STORED DATA
====================

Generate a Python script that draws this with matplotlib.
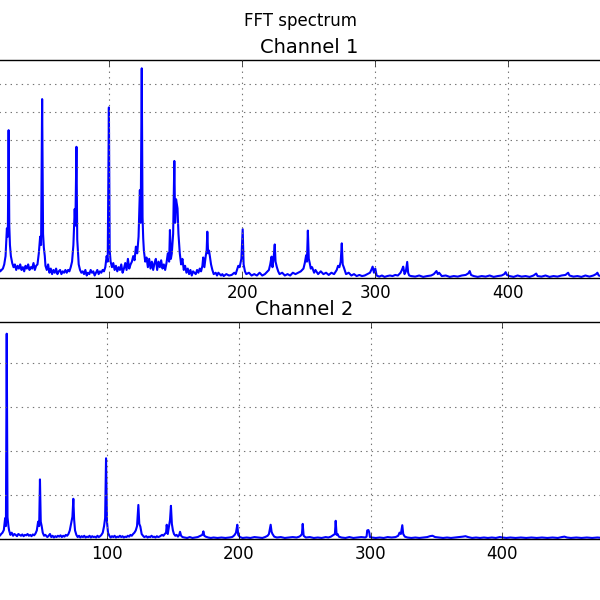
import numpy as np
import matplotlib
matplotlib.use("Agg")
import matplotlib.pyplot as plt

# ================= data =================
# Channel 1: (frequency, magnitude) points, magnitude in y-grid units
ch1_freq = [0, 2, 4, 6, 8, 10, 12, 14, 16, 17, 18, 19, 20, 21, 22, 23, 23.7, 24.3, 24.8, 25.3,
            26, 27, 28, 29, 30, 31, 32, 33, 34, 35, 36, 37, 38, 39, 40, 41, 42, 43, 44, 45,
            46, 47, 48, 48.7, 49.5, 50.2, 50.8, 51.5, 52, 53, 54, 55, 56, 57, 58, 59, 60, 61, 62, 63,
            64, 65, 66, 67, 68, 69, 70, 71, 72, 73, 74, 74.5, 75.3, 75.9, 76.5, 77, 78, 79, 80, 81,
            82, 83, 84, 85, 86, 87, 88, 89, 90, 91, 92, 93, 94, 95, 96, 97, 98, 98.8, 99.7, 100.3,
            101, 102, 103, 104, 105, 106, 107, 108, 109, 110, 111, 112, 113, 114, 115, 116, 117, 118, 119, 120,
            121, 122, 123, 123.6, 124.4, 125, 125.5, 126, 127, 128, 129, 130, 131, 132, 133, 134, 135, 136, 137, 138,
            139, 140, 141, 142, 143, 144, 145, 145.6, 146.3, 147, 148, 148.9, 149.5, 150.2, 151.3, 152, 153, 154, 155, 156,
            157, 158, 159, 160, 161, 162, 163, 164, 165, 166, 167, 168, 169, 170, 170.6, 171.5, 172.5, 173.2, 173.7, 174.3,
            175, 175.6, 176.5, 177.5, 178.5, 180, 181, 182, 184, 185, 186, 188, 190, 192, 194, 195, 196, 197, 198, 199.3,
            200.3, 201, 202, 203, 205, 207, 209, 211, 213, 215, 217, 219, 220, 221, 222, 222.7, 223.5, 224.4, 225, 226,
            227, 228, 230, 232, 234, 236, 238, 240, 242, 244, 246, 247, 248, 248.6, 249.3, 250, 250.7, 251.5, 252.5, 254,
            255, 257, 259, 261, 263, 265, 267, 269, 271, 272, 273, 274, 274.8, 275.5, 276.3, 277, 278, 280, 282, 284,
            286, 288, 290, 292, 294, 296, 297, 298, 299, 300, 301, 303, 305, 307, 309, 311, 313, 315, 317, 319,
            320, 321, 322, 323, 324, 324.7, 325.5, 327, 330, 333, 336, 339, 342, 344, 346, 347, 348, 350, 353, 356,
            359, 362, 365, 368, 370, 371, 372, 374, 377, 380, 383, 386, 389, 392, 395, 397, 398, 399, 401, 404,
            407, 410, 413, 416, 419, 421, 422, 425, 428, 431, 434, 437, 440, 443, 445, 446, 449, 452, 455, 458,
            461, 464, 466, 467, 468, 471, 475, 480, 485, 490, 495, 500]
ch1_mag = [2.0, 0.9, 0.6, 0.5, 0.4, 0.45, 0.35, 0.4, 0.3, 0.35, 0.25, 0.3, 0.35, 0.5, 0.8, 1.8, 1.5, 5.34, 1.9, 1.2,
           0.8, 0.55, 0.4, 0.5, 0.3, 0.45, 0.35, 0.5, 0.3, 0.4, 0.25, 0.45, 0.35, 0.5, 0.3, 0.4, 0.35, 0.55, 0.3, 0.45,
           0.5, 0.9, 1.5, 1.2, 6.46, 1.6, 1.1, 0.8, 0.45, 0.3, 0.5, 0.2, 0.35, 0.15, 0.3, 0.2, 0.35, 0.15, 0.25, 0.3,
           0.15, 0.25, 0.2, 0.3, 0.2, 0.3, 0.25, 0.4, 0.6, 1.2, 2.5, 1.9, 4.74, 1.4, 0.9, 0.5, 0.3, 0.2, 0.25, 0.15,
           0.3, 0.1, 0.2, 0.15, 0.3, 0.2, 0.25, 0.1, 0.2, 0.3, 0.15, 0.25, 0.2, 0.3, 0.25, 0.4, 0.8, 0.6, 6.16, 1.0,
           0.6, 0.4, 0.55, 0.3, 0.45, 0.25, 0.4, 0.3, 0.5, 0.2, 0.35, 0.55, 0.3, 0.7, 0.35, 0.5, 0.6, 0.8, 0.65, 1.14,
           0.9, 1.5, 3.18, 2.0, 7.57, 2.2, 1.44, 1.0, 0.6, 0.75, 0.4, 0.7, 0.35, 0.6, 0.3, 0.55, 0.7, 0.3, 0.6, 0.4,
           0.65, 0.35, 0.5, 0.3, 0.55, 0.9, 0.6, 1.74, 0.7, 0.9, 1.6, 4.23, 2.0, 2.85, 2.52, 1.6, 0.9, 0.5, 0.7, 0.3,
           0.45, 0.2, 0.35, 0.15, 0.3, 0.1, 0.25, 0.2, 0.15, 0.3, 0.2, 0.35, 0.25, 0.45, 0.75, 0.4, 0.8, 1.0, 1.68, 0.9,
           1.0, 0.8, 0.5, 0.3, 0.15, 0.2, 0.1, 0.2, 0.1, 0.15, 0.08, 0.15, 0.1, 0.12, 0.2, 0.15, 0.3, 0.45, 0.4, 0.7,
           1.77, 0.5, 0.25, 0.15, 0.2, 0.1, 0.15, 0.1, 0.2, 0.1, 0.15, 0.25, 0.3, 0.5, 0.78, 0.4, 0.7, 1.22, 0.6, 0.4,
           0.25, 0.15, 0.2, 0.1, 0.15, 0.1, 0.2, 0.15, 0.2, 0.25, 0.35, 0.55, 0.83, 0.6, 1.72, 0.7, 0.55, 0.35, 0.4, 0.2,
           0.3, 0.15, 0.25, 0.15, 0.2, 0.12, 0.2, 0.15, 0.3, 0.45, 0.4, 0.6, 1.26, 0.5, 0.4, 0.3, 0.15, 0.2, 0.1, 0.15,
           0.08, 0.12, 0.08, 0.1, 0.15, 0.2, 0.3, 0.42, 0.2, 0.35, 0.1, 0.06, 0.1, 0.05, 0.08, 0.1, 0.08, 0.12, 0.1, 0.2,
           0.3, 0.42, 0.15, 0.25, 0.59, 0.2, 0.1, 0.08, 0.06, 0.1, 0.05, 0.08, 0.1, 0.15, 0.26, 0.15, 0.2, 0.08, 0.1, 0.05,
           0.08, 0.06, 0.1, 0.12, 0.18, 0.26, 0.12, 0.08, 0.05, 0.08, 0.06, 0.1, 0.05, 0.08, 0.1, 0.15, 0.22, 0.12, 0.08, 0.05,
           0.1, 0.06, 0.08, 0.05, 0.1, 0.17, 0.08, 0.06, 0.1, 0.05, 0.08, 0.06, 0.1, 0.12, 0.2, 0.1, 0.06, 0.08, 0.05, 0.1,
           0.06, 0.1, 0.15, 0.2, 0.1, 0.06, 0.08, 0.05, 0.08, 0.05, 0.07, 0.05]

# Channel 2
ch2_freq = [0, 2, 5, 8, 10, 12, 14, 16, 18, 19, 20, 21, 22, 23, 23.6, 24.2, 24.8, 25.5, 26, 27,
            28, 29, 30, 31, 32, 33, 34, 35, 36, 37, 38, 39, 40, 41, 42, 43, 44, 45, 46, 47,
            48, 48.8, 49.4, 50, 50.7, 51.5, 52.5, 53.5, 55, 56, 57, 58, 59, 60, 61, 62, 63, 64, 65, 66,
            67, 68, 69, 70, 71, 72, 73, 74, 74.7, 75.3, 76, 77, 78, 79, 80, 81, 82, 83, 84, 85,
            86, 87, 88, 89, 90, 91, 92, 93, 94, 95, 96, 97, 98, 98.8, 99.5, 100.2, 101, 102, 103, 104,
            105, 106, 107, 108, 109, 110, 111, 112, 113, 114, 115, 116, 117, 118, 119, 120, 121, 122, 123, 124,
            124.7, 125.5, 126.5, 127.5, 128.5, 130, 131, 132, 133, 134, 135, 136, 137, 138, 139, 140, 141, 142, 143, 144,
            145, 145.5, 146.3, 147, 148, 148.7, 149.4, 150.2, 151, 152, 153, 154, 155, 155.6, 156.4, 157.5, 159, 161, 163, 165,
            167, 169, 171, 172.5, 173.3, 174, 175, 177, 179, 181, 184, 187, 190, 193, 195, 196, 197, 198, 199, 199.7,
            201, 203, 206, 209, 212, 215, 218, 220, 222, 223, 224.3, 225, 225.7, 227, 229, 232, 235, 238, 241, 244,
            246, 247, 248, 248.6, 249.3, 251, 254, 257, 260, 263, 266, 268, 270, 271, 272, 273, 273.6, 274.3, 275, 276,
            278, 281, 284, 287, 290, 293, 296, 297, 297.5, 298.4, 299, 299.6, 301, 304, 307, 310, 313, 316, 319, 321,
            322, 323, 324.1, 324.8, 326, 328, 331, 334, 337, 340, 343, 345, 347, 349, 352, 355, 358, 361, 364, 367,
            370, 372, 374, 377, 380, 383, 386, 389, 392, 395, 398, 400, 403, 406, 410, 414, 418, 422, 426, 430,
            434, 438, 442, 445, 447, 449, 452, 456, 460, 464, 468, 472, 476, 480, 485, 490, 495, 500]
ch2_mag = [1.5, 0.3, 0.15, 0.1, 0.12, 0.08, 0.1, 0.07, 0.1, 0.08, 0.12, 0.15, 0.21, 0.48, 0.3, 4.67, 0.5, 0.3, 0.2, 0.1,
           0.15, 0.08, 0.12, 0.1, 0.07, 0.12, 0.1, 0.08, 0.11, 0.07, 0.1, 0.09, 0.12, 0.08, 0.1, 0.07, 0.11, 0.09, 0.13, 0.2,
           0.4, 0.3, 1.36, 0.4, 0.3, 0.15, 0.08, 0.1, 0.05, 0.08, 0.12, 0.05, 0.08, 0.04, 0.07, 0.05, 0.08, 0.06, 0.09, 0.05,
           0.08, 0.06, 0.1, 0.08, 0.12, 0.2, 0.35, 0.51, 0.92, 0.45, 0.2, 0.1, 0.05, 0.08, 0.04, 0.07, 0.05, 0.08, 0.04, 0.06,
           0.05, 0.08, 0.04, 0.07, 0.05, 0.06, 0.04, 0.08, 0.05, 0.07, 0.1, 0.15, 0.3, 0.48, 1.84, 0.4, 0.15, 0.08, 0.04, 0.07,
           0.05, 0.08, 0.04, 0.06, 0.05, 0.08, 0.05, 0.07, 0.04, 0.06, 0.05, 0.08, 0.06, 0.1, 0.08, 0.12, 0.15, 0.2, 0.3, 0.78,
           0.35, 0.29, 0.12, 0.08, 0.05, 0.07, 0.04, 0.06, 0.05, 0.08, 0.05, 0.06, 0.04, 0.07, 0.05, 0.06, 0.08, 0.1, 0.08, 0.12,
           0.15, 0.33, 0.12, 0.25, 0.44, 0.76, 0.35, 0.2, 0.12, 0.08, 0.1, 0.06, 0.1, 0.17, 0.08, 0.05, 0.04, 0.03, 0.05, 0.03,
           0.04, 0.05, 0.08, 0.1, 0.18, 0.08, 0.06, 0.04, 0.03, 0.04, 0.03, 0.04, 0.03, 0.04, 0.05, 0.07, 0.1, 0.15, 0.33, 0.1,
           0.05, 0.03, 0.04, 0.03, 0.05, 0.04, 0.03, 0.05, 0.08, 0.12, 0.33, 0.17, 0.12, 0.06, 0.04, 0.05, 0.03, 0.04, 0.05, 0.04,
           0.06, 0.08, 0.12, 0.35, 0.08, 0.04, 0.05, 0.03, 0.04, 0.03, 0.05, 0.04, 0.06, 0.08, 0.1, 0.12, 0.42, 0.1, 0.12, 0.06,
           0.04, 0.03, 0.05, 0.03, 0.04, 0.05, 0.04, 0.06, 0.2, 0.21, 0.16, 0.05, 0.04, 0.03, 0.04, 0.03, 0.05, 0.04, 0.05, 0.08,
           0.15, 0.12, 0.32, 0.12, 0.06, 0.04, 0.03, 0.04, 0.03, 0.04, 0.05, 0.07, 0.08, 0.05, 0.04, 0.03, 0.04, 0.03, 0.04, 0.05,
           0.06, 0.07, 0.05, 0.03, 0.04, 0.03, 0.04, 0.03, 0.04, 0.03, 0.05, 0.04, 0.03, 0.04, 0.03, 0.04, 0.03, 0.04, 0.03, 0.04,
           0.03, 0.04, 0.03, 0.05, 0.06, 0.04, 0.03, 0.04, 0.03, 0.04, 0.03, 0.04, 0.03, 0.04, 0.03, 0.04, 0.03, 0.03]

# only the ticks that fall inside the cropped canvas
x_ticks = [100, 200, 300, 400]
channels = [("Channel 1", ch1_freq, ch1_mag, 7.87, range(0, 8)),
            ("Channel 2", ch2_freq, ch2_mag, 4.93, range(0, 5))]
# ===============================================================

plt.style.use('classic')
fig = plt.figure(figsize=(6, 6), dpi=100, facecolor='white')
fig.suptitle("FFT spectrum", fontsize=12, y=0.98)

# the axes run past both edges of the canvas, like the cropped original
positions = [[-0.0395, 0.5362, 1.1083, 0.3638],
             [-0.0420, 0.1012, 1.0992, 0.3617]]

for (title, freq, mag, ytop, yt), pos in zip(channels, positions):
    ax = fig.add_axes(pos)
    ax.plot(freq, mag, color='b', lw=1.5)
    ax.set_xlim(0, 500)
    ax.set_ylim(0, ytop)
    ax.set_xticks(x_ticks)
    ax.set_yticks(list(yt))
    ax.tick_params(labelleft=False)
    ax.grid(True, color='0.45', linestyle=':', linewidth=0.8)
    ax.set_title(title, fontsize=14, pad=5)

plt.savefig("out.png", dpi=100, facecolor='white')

====================

AIM
Write out again exactly the lines from the start of the data above through the line containing "import matplotlib.pyplot as plt", inclusive, excluding any pictures.

PROBLEM SOLUTION
Generate a Python script that draws this with matplotlib.
import numpy as np
import matplotlib
matplotlib.use("Agg")
import matplotlib.pyplot as plt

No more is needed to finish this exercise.